Let $X_1$, $X_2$, ... be independent and identially distributed positive random variables and define the sum $S_n = X_1 + X_2 + ... + X_n$. Consider the first time $N$ where $S_N \ge b$ with a given positive value $b$.
I need to compute (simplify) $E(NS_N)$. I need an expression in function of simple terms like $E(N)$, $E(X_1)$ etc... How proceed ? I'm not mastering the conditional mean.
Thank you
Hints Do you want to assume independence between $N$ and $X_i$? Then condition on $N$ and separate using independence.

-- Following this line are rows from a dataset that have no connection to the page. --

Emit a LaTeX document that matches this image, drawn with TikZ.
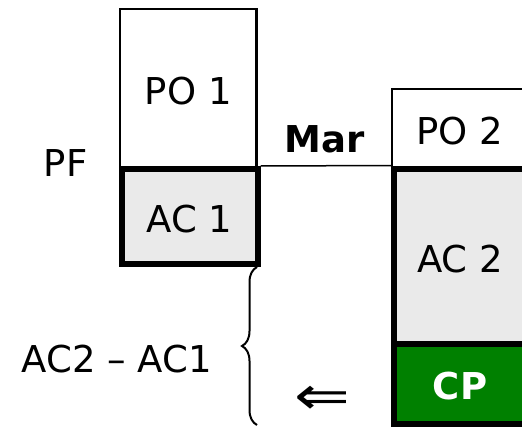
\documentclass[tikz,border=0pt]{standalone}
\usepackage{fontspec}
\setmainfont{DejaVu Sans}
\definecolor{cpgreen}{HTML}{008000}
\definecolor{stone}{HTML}{EAEAEA}
\usetikzlibrary{decorations.pathreplacing}

\begin{document}
\begin{tikzpicture}[x=1pt, y=-1pt,
    every node/.style={font=\fontsize{37}{44}\selectfont, inner sep=0pt},
    thinbox/.style={draw, rectangle, line width=2.5pt, text height=32pt, text depth=0pt},
    stonebox/.style={draw, rectangle, line width=6pt, fill=stone, text height=32pt, text depth=0pt}]
  \useasboundingbox (0,0) rectangle (522,428);
  \clip (0,0) rectangle (522,428);
  % left column
  \node[thinbox, minimum width=136.5pt, minimum height=159pt] (po1) at (188.25,88.5) {PO 1};
  \node[stonebox, minimum width=136pt, minimum height=95pt] (ac1) at (189.5,216.5) {AC 1};
  % right column (cut by the frame)
  \node[thinbox, line width=2pt, minimum width=135pt, minimum height=79pt] (po2) at (459.5,128.5) {PO 2};
  \node[stonebox, minimum width=132pt, minimum height=175pt] (ac2) at (460,256) {AC 2};
  \node[stonebox, fill=cpgreen, text=white, font=\fontsize{37}{44}\selectfont\bfseries,
        minimum width=132pt, minimum height=80pt] (cp) at (460,383.5) {CP};
  % level line
  \draw[line width=1.5pt] (ac1.north east) -- (ac2.north west);
  \node[anchor=base, font=\fontsize{37}{44}\selectfont\bfseries] (mar) at (325,152) {Mar};
  \node[anchor=base] (pf) at (65.5,176) {PF};
  % difference
  \coordinate (brtop) at (257,267);
  \coordinate (brbot) at (257,425);
  \draw[line width=2pt, decorate, decoration={brace, amplitude=15pt}] (brbot) -- (brtop);
  \node[anchor=base] (diff) at (117,372) {AC2 – AC1};
  \node (arr) at (322,400) {\scalebox{1.8}[1.45]{⇐}};
\end{tikzpicture}
\end{document}
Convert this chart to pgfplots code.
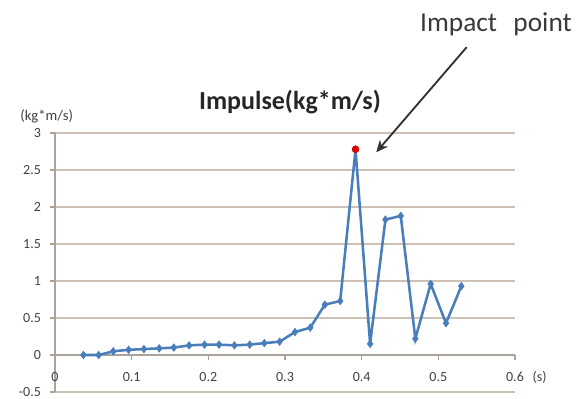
\documentclass[border=0pt]{standalone}
\usepackage{pgfplots}
\pgfplotsset{compat=1.18}
\usetikzlibrary{arrows.meta}
\usepackage{fontspec}
\setmainfont{Carlito}
\definecolor{gridc}{RGB}{205,192,180}
\definecolor{axc}{RGB}{170,162,155}
\definecolor{lineblue}{RGB}{74,126,187}
\definecolor{txt}{RGB}{65,65,65}
\begin{document}
\begin{tikzpicture}
\path[use as bounding box] (0,0) rectangle (440.25pt,299.25pt);
\begin{axis}[
  at={(41.25pt,5.25pt)}, anchor=south west,
  scale only axis, width=345pt, height=194.25pt,
  xmin=0, xmax=0.6, ymin=-0.5, ymax=3,
  axis y line=left, axis x line=middle,
  axis line style={draw=axc, line width=0.8pt, -},
  hide obscured x ticks=false,
  xtick={0,0.1,0.2,0.3,0.4,0.5,0.6},
  ytick={-0.5,0,0.5,1,1.5,2,2.5,3},
  xticklabels={0,0.1,0.2,0.3,0.4,0.5,0.6},
  yticklabels={-0.5,0,0.5,1,1.5,2,2.5,3},
  tick align=outside, major tick length=4pt,
  tick style={draw=axc, line width=0.8pt},
  ymajorgrids, grid style={draw=gridc, line width=1pt},
  ticklabel style={font=\fontsize{10.5}{12}\selectfont, text=txt},
  yticklabel style={xshift=-3pt},
  xticklabel style={yshift=-5.5pt},
  /pgf/number format/assume math mode=true,
  clip=false,
]
\addplot[lineblue, line width=1.9pt, mark=diamond*, mark size=2.8pt,
  mark options={fill=lineblue, draw=lineblue, line width=0.5pt}] coordinates {
(0.037,0.00) (0.057,0.00) (0.076,0.05) (0.096,0.07) (0.116,0.08)
(0.136,0.09) (0.155,0.10) (0.175,0.13) (0.195,0.14) (0.214,0.14)
(0.234,0.13) (0.254,0.14) (0.273,0.16) (0.293,0.18) (0.313,0.31)
(0.333,0.37) (0.352,0.68) (0.372,0.73) (0.392,2.78) (0.411,0.15)
(0.431,1.83) (0.451,1.88) (0.470,0.22) (0.490,0.96) (0.510,0.43)
(0.530,0.93)
};
\addplot[only marks, mark=*, mark size=2.6pt, red!85!black, mark options={fill=red!85!black}] coordinates {(0.392,2.78)};
\draw[-{Stealth[length=9pt,width=8pt]}, line width=1.4pt, black!80] (axis cs:0.537,4.16) -- (axis cs:0.419,2.74);
\end{axis}
\node[font=\fontsize{10.5}{12}\selectfont, text=txt, anchor=west] at (396pt,16pt) {(s)};
\node[font=\fontsize{11}{12}\selectfont, text=txt] at (35pt,212pt) {(kg*m/s)};
\node[font=\bfseries\fontsize{19.5}{22}\selectfont, text=black!85] at (217.5pt,223pt) {Impulse(kg*m/s)};
\node[font=\fontsize{20.5}{23}\selectfont, text=black!78] at (372pt,281pt) {Impact\hspace{0.6em}point};
\end{tikzpicture}
\end{document}
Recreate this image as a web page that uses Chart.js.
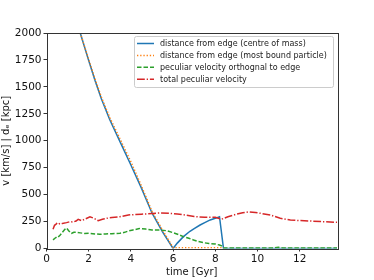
<!DOCTYPE html>
<html>
<head>
<meta charset="utf-8">
<script src="https://cdn.jsdelivr.net/npm/chart.js@4/dist/chart.umd.min.js"></script>
<style>
  html, body { margin: 0; padding: 0; background: #fff; }
  canvas { display: block; }
</style>
</head>
<body>
<canvas id="chart" width="374" height="280"></canvas>
<script>
// distance from edge (centre of mass)
const tCom = [1.6, 2.0, 2.3, 2.6, 3.0, 3.5, 4.0, 4.5, 5.0, 5.5, 6.0, 6.2, 6.49, 6.8, 7.0, 7.28, 7.5, 7.76, 8.0, 8.2, 8.39, 9, 10, 11, 12, 13, 13.77];
const dCom = [2000, 1745, 1560, 1390, 1195, 985, 775, 560, 330, 155, 0, 50, 110, 160, 185, 218, 240, 265, 280, 295, 0, 0, 0, 0, 0, 0, 0];

// distance from edge (most bound particle)
const tMbp = [1.6, 2.0, 2.3, 2.6, 3.0, 3.5, 4.0, 4.5, 5.0, 5.5, 6.0, 6.5, 7.0, 7.5, 8.0, 8.4];
const dMbp = [2000, 1755, 1575, 1405, 1215, 1010, 805, 580, 345, 170, 8, 8, 8, 8, 8, 8];

// peculiar velocity orthogonal to edge
const tOrth = [0.31, 0.4, 0.5, 0.55, 0.65, 0.75, 0.87, 0.95, 1.05, 1.19, 1.3, 1.42, 1.6, 1.8, 2.06, 2.3, 2.53, 2.8, 3.1, 3.48, 3.7, 3.88, 4.1, 4.4, 4.7, 5.0, 5.38, 5.7, 6.0, 6.25, 6.49, 6.75, 6.97, 7.2, 7.44, 7.7, 8.0, 8.2, 8.3, 8.39, 9, 10, 10.8, 11.0, 11.2, 12, 13, 13.77];
const vOrth = [80, 95, 110, 105, 125, 150, 178, 190, 165, 141, 150, 150, 145, 140, 141, 135, 132, 135, 138, 141, 150, 162, 172, 185, 180, 172, 172, 165, 147, 130, 110, 95, 79, 65, 54, 47, 42, 32, 25, 4, 4, 5, 5, 11, 5, 5, 5, 5];

// total peculiar velocity
const tTot = [0.31, 0.38, 0.44, 0.5, 0.55, 0.63, 0.75, 0.95, 1.1, 1.27, 1.4, 1.5, 1.66, 1.85, 2.06, 2.25, 2.45, 2.65, 2.85, 3.1, 3.48, 3.88, 4.2, 4.5, 5.0, 5.4, 5.8, 6.2, 6.6, 7.0, 7.5, 8.0, 8.3, 8.6, 9.0, 9.3, 9.6, 9.9, 10.13, 10.61, 11.08, 11.56, 12.0, 12.51, 13.0, 13.77];
const vTot = [178, 215, 224, 235, 240, 227, 232, 240, 248, 246, 255, 271, 258, 275, 295, 280, 258, 272, 280, 288, 295, 311, 315, 318, 325, 330, 327, 320, 310, 296, 290, 290, 272, 295, 318, 332, 340, 335, 327, 311, 280, 264, 259, 255, 250, 243];

const labels = [
  "distance from edge (centre of mass)",
  "distance from edge (most bound particle)",
  "peculiar velocity orthognal to edge",
  "total peculiar velocity"
];

const pts = (xs, ys) => xs.map((x, i) => ({ x: x, y: ys[i] }));
const FONT = "'DejaVu Sans', sans-serif";

// matplotlib-like frame around the axes
const framePlugin = {
  id: "frame",
  afterDatasetsDraw(chart) {
    const { ctx, chartArea: a } = chart;
    ctx.save();
    ctx.strokeStyle = "#333";
    ctx.lineWidth = 1;
    ctx.strokeRect(Math.round(a.left) + 0.5, Math.round(a.top) + 0.5,
      Math.round(a.right - a.left), Math.round(a.bottom - a.top));
    ctx.restore();
  }
};

// legend box in the upper right corner, drawn from the datasets
const legendPlugin = {
  id: "boxLegend",
  afterDraw(chart) {
    const { ctx } = chart;
    const x0 = 134, y0 = 36, w = 199, h = 51;
    ctx.save();
    ctx.fillStyle = "rgba(255,255,255,0.85)";
    ctx.strokeStyle = "#cccccc";
    ctx.lineWidth = 1;
    ctx.beginPath();
    ctx.roundRect(x0 + 0.5, y0 + 0.5, w, h, 2);
    ctx.fill();
    ctx.stroke();
    ctx.font = "8px " + FONT;
    ctx.textBaseline = "middle";
    chart.data.datasets.forEach((ds, i) => {
      const y = 43.5 + i * 11.9;
      ctx.strokeStyle = ds.borderColor;
      ctx.lineWidth = ds.borderWidth;
      ctx.setLineDash(ds.borderDash || []);
      ctx.beginPath();
      ctx.moveTo(137, y);
      ctx.lineTo(154, y);
      ctx.stroke();
      ctx.setLineDash([]);
      ctx.fillStyle = "#222";
      ctx.fillText(ds.label, 160, y + 0.5);
    });
    ctx.restore();
  }
};

new Chart(document.getElementById("chart"), {
  type: "line",
  data: {
    datasets: [
      // higher order is drawn first, so later series sit on top like in matplotlib
      { label: labels[0], data: pts(tCom, dCom), borderColor: "#1f77b4", borderWidth: 1.5, order: 4 },
      { label: labels[1], data: pts(tMbp, dMbp), borderColor: "#ff7f0e", borderWidth: 1.5, borderDash: [1.3, 1.9], order: 3 },
      { label: labels[2], data: pts(tOrth, vOrth), borderColor: "#2ca02c", borderWidth: 1.5, borderDash: [4.5, 2], order: 2 },
      { label: labels[3], data: pts(tTot, vTot), borderColor: "#d62728", borderWidth: 1.5, borderDash: [7.8, 1.9, 1.3, 1.9], order: 1 }
    ]
  },
  options: {
    responsive: false,
    animation: false,
    devicePixelRatio: 1,
    layout: { padding: { top: 33, right: 37, left: 0, bottom: 0 } },
    elements: { point: { radius: 0 }, line: { tension: 0, fill: false } },
    plugins: { legend: { display: false }, tooltip: { enabled: false } },
    scales: {
      x: {
        type: "linear",
        min: 0,
        max: 13.77,
        afterFit(s) { s.height = 31.5; },
        border: { display: false },
        grid: { drawOnChartArea: false, drawTicks: true, tickLength: 3, color: "#333" },
        ticks: { stepSize: 2, includeBounds: false, maxRotation: 0, padding: 1, color: "#111", font: { family: FONT, size: 10.5 },
          callback: (v) => String(v) },
        title: { display: true, text: "time [Gyr]", color: "#111", padding: { top: 0, bottom: 2 }, font: { family: FONT, size: 10 } }
      },
      y: {
        min: 0,
        max: 2000,
        afterFit(s) { s.width = 46.5; },
        border: { display: false },
        grid: { drawOnChartArea: false, drawTicks: true, tickLength: 3, color: "#333" },
        ticks: { stepSize: 250, padding: 2, color: "#111", font: { family: FONT, size: 10.5 },
          callback: (v) => String(v) },
        title: { display: true, text: "v [km/s] | dₑ [kpc]", color: "#111", padding: { top: 0, bottom: 2 }, font: { family: FONT, size: 10 } }
      }
    }
  },
  plugins: [framePlugin, legendPlugin]
});
</script>
</body>
</html>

Otherwise, you have to assume at least that $N$ is a stopping time with respect to the $\sigma$-algebra, generated by the $X_i$.
Now assume first that $X_i$ are 0-mean (eventually you will let $X_i = \mu + Y_i$ where $Y_i$ will be 0-mean, but for now assume $\mu=0$).
Now note that the stochastic process $\{S_n\}$ is a martingale, so $\mathbb{E}[S_N] = \mathbb{E}[S_t]$ for any $t$ (by Doob's lemma), in particular for $t=0$, and we know $\mathbb{E}[S_0]=0$.
I think you can argue similarly for the process $\{nS_n\}$, and then apply the construction with $Y_n$ to get your expected value.
To make that construction more formal, let $Y_i = X_i - \mu$ where $\mu = \mathbb{E}[X_1]$ so $\mathbb{E}[Y_1] = 0$ and now $Y_i$ are identical and 0-mean. Let $T_n = \sum_{k=1}^n Y_k$. By the above logic it follows that $\mathbb{E}[N T_N] =0$. But $$ N T_N = N \sum_{k=1}^N Y_i = N \sum_{k=1}^N (X_i - \mu) = NS_N - \mu N^2 $$ and taking expected values, note that the left-hand side becomes $\mathbb{E}[N T_N] =0$ and you can draw conclusions...